A Hub for AI Infrastructure
Equinix is primarily a data center operator with 280 data centers in 36 countries. The company owns 176 of its 280 data centers, and more than 80% of its recurring revenue comes from either owned properties or leases that expire in 2041 or later.
Equinix specializes in "interconnection"—facilitating direct, private links between businesses, cloud providers, networks, and other digital infrastructure. In the current AI infrastructure buildout, Equinix's data centers act as hubs for several spokes in the AI workflow.

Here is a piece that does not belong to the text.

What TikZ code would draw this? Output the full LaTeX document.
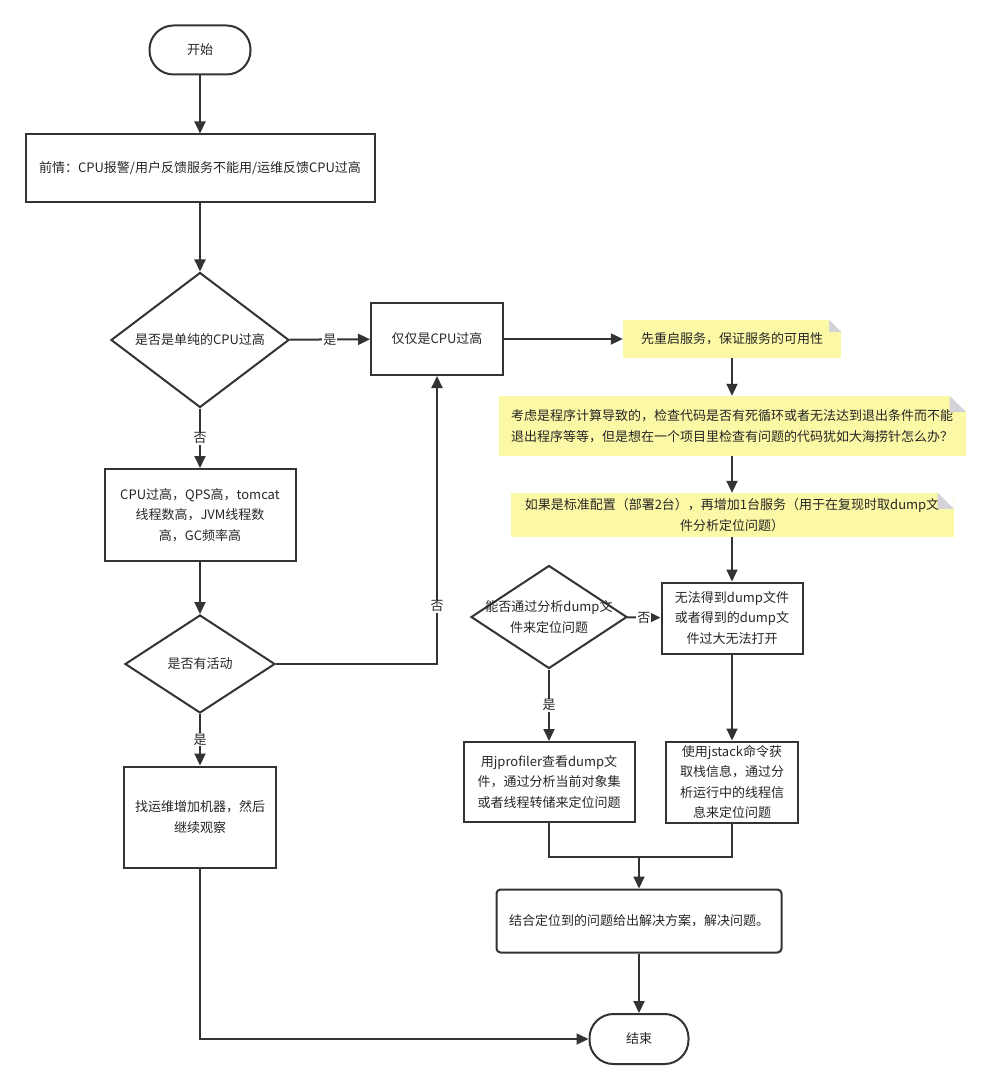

- Network Hub — where you aggregate and access your data
- GPU Colocation — where you train and run your models
- Edge Gateway — where you deploy those models close to end users
Companies can do all three within Equinix's ecosystem, with fast, private connections between each component. It's the difference between having an office, factory, and distribution centers all in the same industrial park versus scattered across different cities.
Equinix's guidance is another example of why some analysts may be underestimating the practical demand drivers behind the AI story.
Can Equinix's Growth Continue to Outrun Estimates?
This is the question investors need to consider if they don't already own EQIX stock. The gap-up after the earnings report has pushed the stock into overbought territory, which argues for short-term caution.
But technical indicators only tell part of the story. Short interest is up slightly in 2026 but remains only about 2% of the stock's float. With 94% of the stock held by institutional investors, significant short pressure seems unlikely.
The stock is trading around $980 per share, a hair below the $1,000 price target Jefferies issued on Feb. 12. MarketBeat's analyst forecasts show the highest price target of $1,050 coming from HSBC.
Combining overbought signals with analyst targets that imply limited upside suggests the next move could be lower, at least in the near term.
Get Paid to Wait
A compelling benefit of many REITs is their dividends. REITs are required to distribute at least 90% of their taxable income as dividends. With a share price approaching $1,000, Equinix yields about 1.96%—not a high yield by conventional measures.
But the payout is still noteworthy. The company recently increased its quarterly dividend to $5.16. If that dividend holds for the full year, it amounts to $20.64 per share annually. Equinix has raised its dividend for 10 consecutive years, with an average three-year growth rate of about 11.11%.
Investors who believe in the company's long-term growth may reasonably expect total returns for EQIX stock to move closer to its 10-year average of roughly 28% over time, though near-term volatility remains possible.